If Gil was our Kermit, Skip was the Cookie Monster. Skip sat nearest the break room and disposed of any food left longer than an hour. Bettye called him “the Vacuum” sometimes. His own diet was parasuicidal: fatty meat with hot sauce, generic cookies, Dr. Pepper. He attributed this to growing up poor in West Texas. Skip’s specialty was reporting. He had a talent for shaping data into narrative. He was also fast as hell. Skip typing sounded like hail and he wore out three keyboards in a year.

Skip’s reports were generally perfect. The Program followed Chicago style, but he rarely touched the manual. In theory Bettye was supposed to check his work, but her English wasn’t up to the task and there was no good reason to waste her time.

Skip did not react well to criticism, and in particular it was a bad idea to confront him with an error. He was always right, and if he wasn’t right he still was. One beautiful day Hatcher put his foot down over some small detail, a caption style or pagination. “You aren’t the boss, Skip. I’m the boss. If you’re going to contradict me all the time you’d better show some authority that isn’t just your opinion.”

“Chicago. Page 279. The footnote.”

Hatcher grabbed the manual and flipped to 279. After five seconds he slapped the book together, set it down, and walked out. The performance was not repeated.

Hatcher loved Gil, which everyone thought was odd.
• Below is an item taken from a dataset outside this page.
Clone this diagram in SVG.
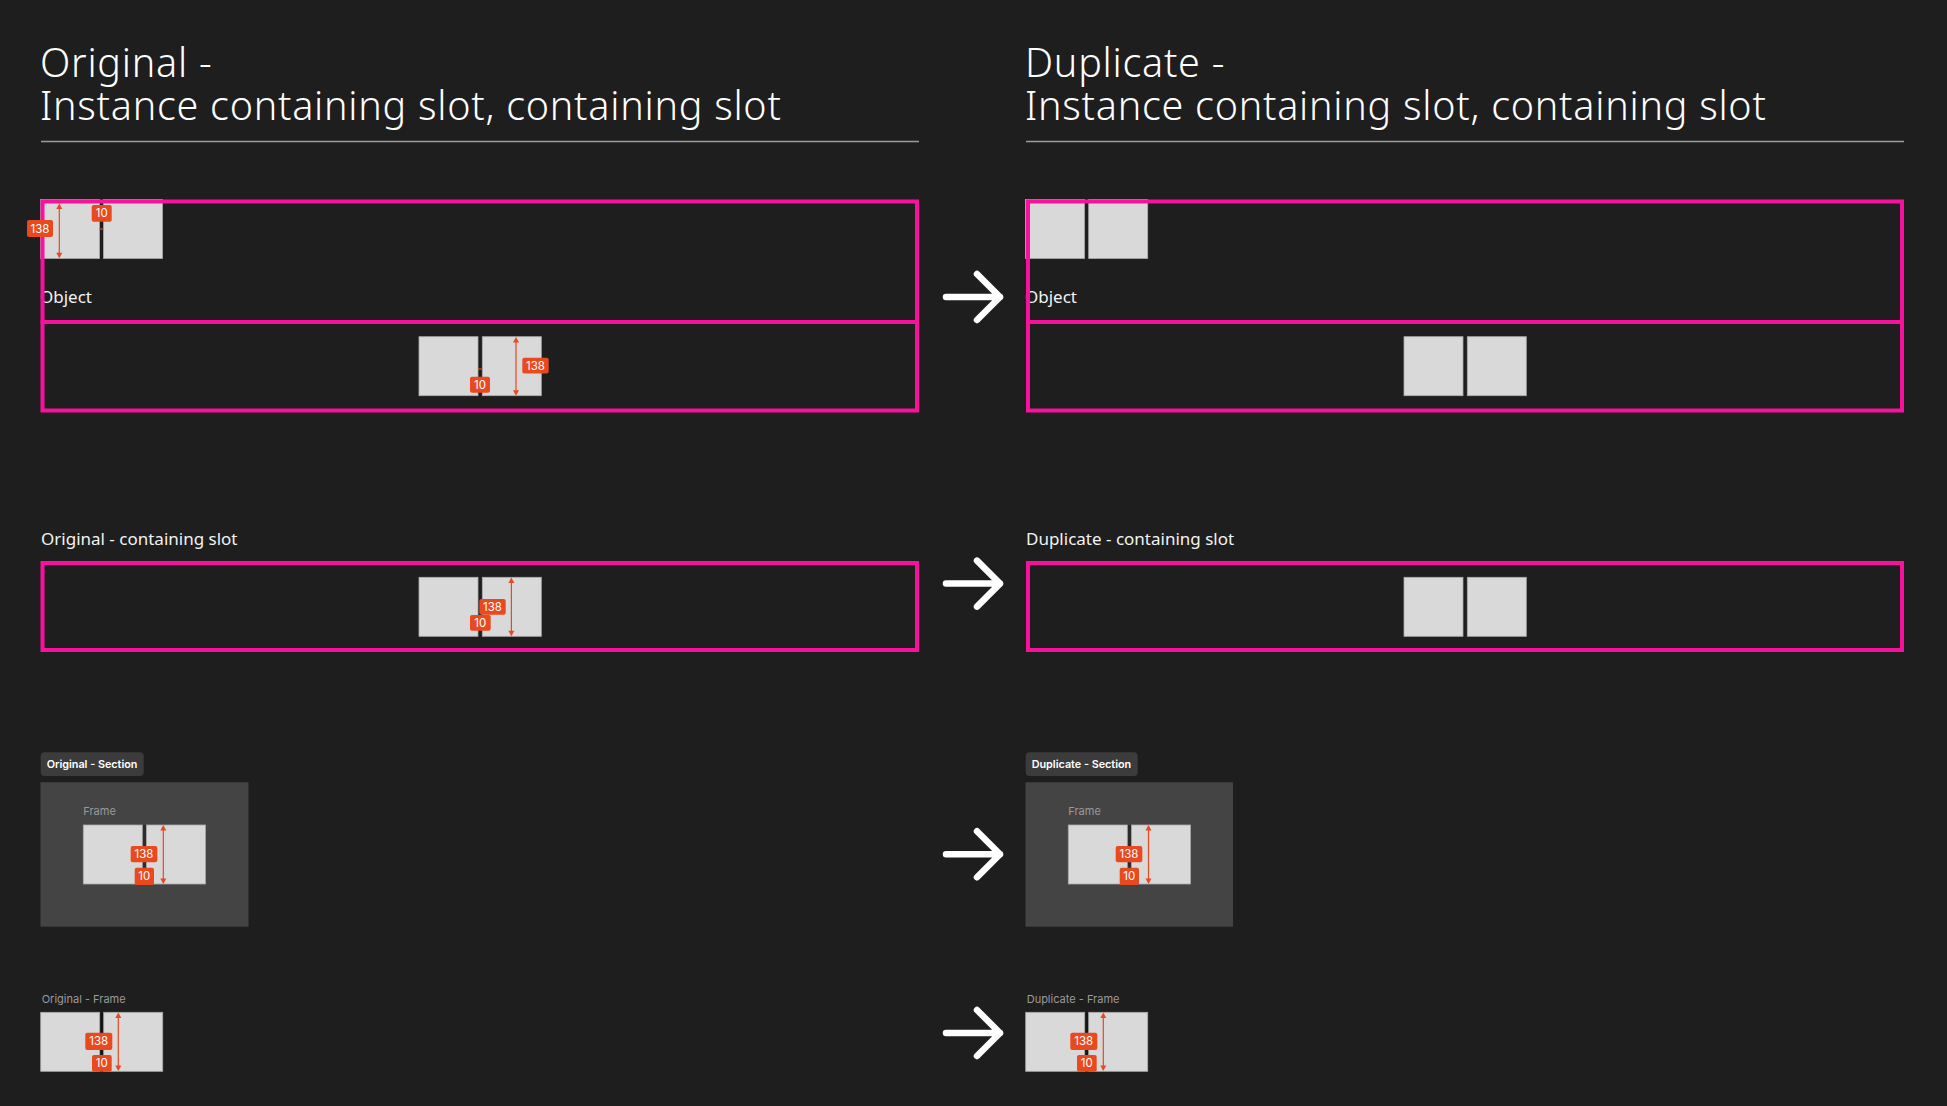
<svg xmlns="http://www.w3.org/2000/svg" width="1947" height="1106" viewBox="0 0 1947 1106">
<style>
.title{font-family:"Noto Sans","Liberation Sans",sans-serif;font-size:39.5px;font-weight:300;fill:#ffffff;letter-spacing:0.75px}
.lbl{font-family:"Noto Sans","Liberation Sans",sans-serif;font-size:17px;fill:#f2f2f2}
.rule{stroke:#9c9c9c;stroke-width:1.5}
.slot{fill:none;stroke:#f7119d;stroke-width:4}
.sq{fill:#d9d9d9;stroke:#ababab;stroke-width:0.8}
.meas{stroke:#e8491f;stroke-width:1.2;fill:none}
.mhead{fill:#e8491f}
.mbox{fill:#e8491f}
.mtxt{font-family:Inter,"Liberation Sans",sans-serif;font-size:11.5px;fill:#ffffff;text-anchor:middle}
.tag{fill:#3c3c3c}
.tagtxt{font-family:Inter,"Liberation Sans",sans-serif;font-size:10.8px;font-weight:600;fill:#ffffff}
.sect{fill:#444444}
.gray{font-family:Inter,"Liberation Sans",sans-serif;font-size:11px;fill:#9a9a9a}
.arrow{stroke:#ffffff;stroke-width:6.5;fill:none;stroke-linecap:round;stroke-linejoin:round}
</style>
<defs>
<g id="arr"><path class="arrow" d="M946 0 H1000 M977 -23 L1000 0 L977 23"/></g>
</defs>
<rect width="1947" height="1106" fill="#1e1e1e"/>

<g id="title-original">
<text class="title"><tspan x="40" y="77">Original -</tspan><tspan x="40" y="120">Instance containing slot, containing slot</tspan></text>
<line class="rule" x1="41" y1="141.5" x2="919" y2="141.5"/>
</g>
<g id="title-duplicate">
<text class="title"><tspan x="1025" y="77">Duplicate -</tspan><tspan x="1025" y="120">Instance containing slot, containing slot</tspan></text>
<line class="rule" x1="1026" y1="141.5" x2="1904" y2="141.5"/>
</g>

<!-- Original instance -->
<g id="orig-instance">
<rect class="sq" x="40.5" y="199.5" width="59" height="59"/>
<rect class="sq" x="103.5" y="199.5" width="59" height="59"/>
<text class="lbl" x="40" y="303">Object</text>
<rect class="sq" x="419" y="336.7" width="59" height="59"/>
<rect class="sq" x="482.3" y="336.7" width="59" height="59"/>
<rect class="slot" x="42.5" y="201.5" width="874.5" height="120.5"/>
<rect class="slot" x="42.5" y="322" width="874.5" height="88.5"/>
<line class="meas" x1="59.3" y1="205" x2="59.3" y2="256.5"/>
<polygon class="mhead" points="59.3,203.5 56.3,209 62.3,209"/>
<polygon class="mhead" points="59.3,258.3 56.3,252.8 62.3,252.8"/>
<rect class="mbox" x="27" y="220" width="26" height="17" rx="2"/>
<text class="mtxt" x="40" y="232.5">138</text>
<line class="meas" x1="99.3" y1="229" x2="103.5" y2="229"/>
<rect class="mbox" x="91.7" y="205" width="20" height="16.7" rx="2"/>
<text class="mtxt" x="101.7" y="217.3">10</text>
<line class="meas" x1="516" y1="338.5" x2="516" y2="394"/>
<polygon class="mhead" points="516,337 513,342.5 519,342.5"/>
<polygon class="mhead" points="516,395.7 513,390.2 519,390.2"/>
<rect class="mbox" x="522.3" y="357.7" width="26.4" height="15.8" rx="2"/>
<text class="mtxt" x="535.5" y="369.6">138</text>
<line class="meas" x1="478" y1="369" x2="482.3" y2="369"/>
<rect class="mbox" x="470" y="376.7" width="20" height="16" rx="2"/>
<text class="mtxt" x="480" y="388.7">10</text>
</g>

<!-- Duplicate instance -->
<g id="dup-instance">
<rect class="sq" x="1025.5" y="199.5" width="59" height="59"/>
<rect class="sq" x="1088.7" y="199.5" width="59" height="59"/>
<text class="lbl" x="1025" y="303">Object</text>
<rect class="sq" x="1404" y="336.7" width="59" height="59"/>
<rect class="sq" x="1467.3" y="336.7" width="59" height="59"/>
<rect class="slot" x="1028" y="201.5" width="874" height="120.5"/>
<rect class="slot" x="1028" y="322" width="874" height="88.5"/>
</g>

<!-- Original containing slot -->
<g id="orig-slot">
<text class="lbl" x="41" y="545">Original - containing slot</text>
<rect class="slot" x="42.5" y="563" width="874.5" height="87"/>
<rect class="sq" x="419" y="577.3" width="59" height="59"/>
<rect class="sq" x="482.3" y="577.3" width="59" height="59"/>
<line class="meas" x1="511.4" y1="579" x2="511.4" y2="634.5"/>
<polygon class="mhead" points="511.4,577.5 508.4,583 514.4,583"/>
<polygon class="mhead" points="511.4,636.3 508.4,630.8 514.4,630.8"/>
<rect class="mbox" x="479.3" y="599" width="26.4" height="15.7" rx="2"/>
<text class="mtxt" x="492.5" y="611">138</text>
<rect class="mbox" x="470" y="615" width="20.7" height="15.7" rx="2"/>
<text class="mtxt" x="480.3" y="627">10</text>
</g>

<!-- Duplicate containing slot -->
<g id="dup-slot">
<text class="lbl" x="1026" y="545">Duplicate - containing slot</text>
<rect class="slot" x="1028" y="563" width="874" height="87"/>
<rect class="sq" x="1404" y="577.3" width="59" height="59"/>
<rect class="sq" x="1467.3" y="577.3" width="59" height="59"/>
</g>

<!-- Original section -->
<g id="orig-section">
<rect class="tag" x="40.7" y="752.3" width="103" height="23.7" rx="4"/>
<text class="tagtxt" x="46.7" y="768">Original - Section</text>
<rect class="sect" x="40.5" y="782.3" width="208" height="144.4"/>
<text class="gray" x="83.3" y="815">Frame</text>
<rect x="83.3" y="825" width="122.4" height="59" fill="#2c2c2c"/>
<rect class="sq" x="83.3" y="825" width="59" height="59"/>
<rect class="sq" x="146.5" y="825" width="59" height="59"/>
<line class="meas" x1="163.3" y1="826.5" x2="163.3" y2="882.5"/>
<polygon class="mhead" points="163.3,825 160.3,830.5 166.3,830.5"/>
<polygon class="mhead" points="163.3,884 160.3,878.5 166.3,878.5"/>
<rect class="mbox" x="130.7" y="846" width="26.6" height="16.3" rx="2"/>
<text class="mtxt" x="144" y="858.3">138</text>
<rect class="mbox" x="134.7" y="867.7" width="19.3" height="17.3" rx="2"/>
<text class="mtxt" x="144.3" y="880.3">10</text>
</g>

<!-- Duplicate section -->
<g id="dup-section">
<rect class="tag" x="1025.7" y="752.3" width="112" height="23.7" rx="4"/>
<text class="tagtxt" x="1031.7" y="768">Duplicate - Section</text>
<rect class="sect" x="1025.5" y="782.3" width="207.5" height="144.4"/>
<text class="gray" x="1068.3" y="815">Frame</text>
<rect x="1068.3" y="825" width="122.4" height="59" fill="#2c2c2c"/>
<rect class="sq" x="1068.3" y="825" width="59" height="59"/>
<rect class="sq" x="1131.5" y="825" width="59" height="59"/>
<line class="meas" x1="1148.5" y1="826.5" x2="1148.5" y2="882.5"/>
<polygon class="mhead" points="1148.5,825 1145.5,830.5 1151.5,830.5"/>
<polygon class="mhead" points="1148.5,884 1145.5,878.5 1151.5,878.5"/>
<rect class="mbox" x="1115.7" y="846" width="26.6" height="16.3" rx="2"/>
<text class="mtxt" x="1129" y="858.3">138</text>
<rect class="mbox" x="1119.7" y="867.7" width="19.3" height="17.3" rx="2"/>
<text class="mtxt" x="1129.3" y="880.3">10</text>
</g>

<!-- Original frame -->
<g id="orig-frame">
<text class="gray" x="41.7" y="1002.7" fill="#8c8c8c">Original - Frame</text>
<rect x="40.7" y="1012.3" width="122" height="59" fill="#151515"/>
<rect class="sq" x="40.7" y="1012.3" width="59" height="59"/>
<rect class="sq" x="103.7" y="1012.3" width="59" height="59"/>
<line class="meas" x1="118.3" y1="1014" x2="118.3" y2="1069.5"/>
<polygon class="mhead" points="118.3,1012.5 115.3,1018 121.3,1018"/>
<polygon class="mhead" points="118.3,1071 115.3,1065.5 121.3,1065.5"/>
<rect class="mbox" x="85.3" y="1032.7" width="27" height="17.3" rx="2"/>
<text class="mtxt" x="98.8" y="1045.3">138</text>
<rect class="mbox" x="92" y="1055" width="19.7" height="16.7" rx="2"/>
<text class="mtxt" x="101.8" y="1067.4">10</text>
</g>

<!-- Duplicate frame -->
<g id="dup-frame">
<text class="gray" x="1026.7" y="1002.7" fill="#8c8c8c">Duplicate - Frame</text>
<rect x="1025.7" y="1012.3" width="122" height="59" fill="#151515"/>
<rect class="sq" x="1025.7" y="1012.3" width="59" height="59"/>
<rect class="sq" x="1088.7" y="1012.3" width="59" height="59"/>
<line class="meas" x1="1103.3" y1="1014" x2="1103.3" y2="1069.5"/>
<polygon class="mhead" points="1103.3,1012.5 1100.3,1018 1106.3,1018"/>
<polygon class="mhead" points="1103.3,1071 1100.3,1065.5 1106.3,1065.5"/>
<rect class="mbox" x="1070.3" y="1032.7" width="27" height="17.3" rx="2"/>
<text class="mtxt" x="1083.8" y="1045.3">138</text>
<rect class="mbox" x="1077" y="1055" width="19.7" height="16.7" rx="2"/>
<text class="mtxt" x="1086.8" y="1067.4">10</text>
</g>

<g id="connectors">
<use href="#arr" y="297"/>
<use href="#arr" y="583.6"/>
<use href="#arr" y="854.3"/>
<use href="#arr" y="1033"/>
</g>
</svg>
He’d call him “Boy Genius” and always asked him first if he had a technical question. It’s possible that Hatcher thought all manic rebels were geniuses. Or maybe he just liked the guy. Nobody resented this but it was at times hard not to laugh at Hatcher lauding the one person there who openly hated everything about the Program, the military, and America.

Actually Amelia might have shared Gil’s politics but she clammed up every time the subject arose. She was definitely the artsy tattooed woman with the indie music taste, but nobody ever heard her enthusing about a band’s social conscience. She focused on disliking things: making lists of bad art, explaining who’d sold out, trashing everyone’s later work. This was all very cheerful but entirely negative. Since nobody much knew or cared about her passions it was easy enough to agree or listen patiently. It’s not clear whether anyone ever saw her listening to music. She never worked with headphones on or carried a music player. If she ever enjoyed a piece of music it was in her suite and not at work. Skip speculated once that she got all of her delighted elitism from other people’s writing and hadn’t heard much music.

Like everyone else she was professionally respected. Amelia was a serious computer programmer, the kind who can write device drivers for new weird machines. Every piece of equipment with a chip in it ran her code: radars, optics, infrared sensors, even the little railroad that pulled things down the Slot. Amelia had worked at some startups but she dumped that entire scene after a few years of being treated like two-thirds of a dude, as she put it. In aerospace people were more grown-up and she’d come to the Program after writing GPS software so tight they put it in bullets. Another freak who put lead on the target. She had a tripwire temper when someone was sexist, but nobody blamed her for that. It was a bad idea to discuss her tattoos.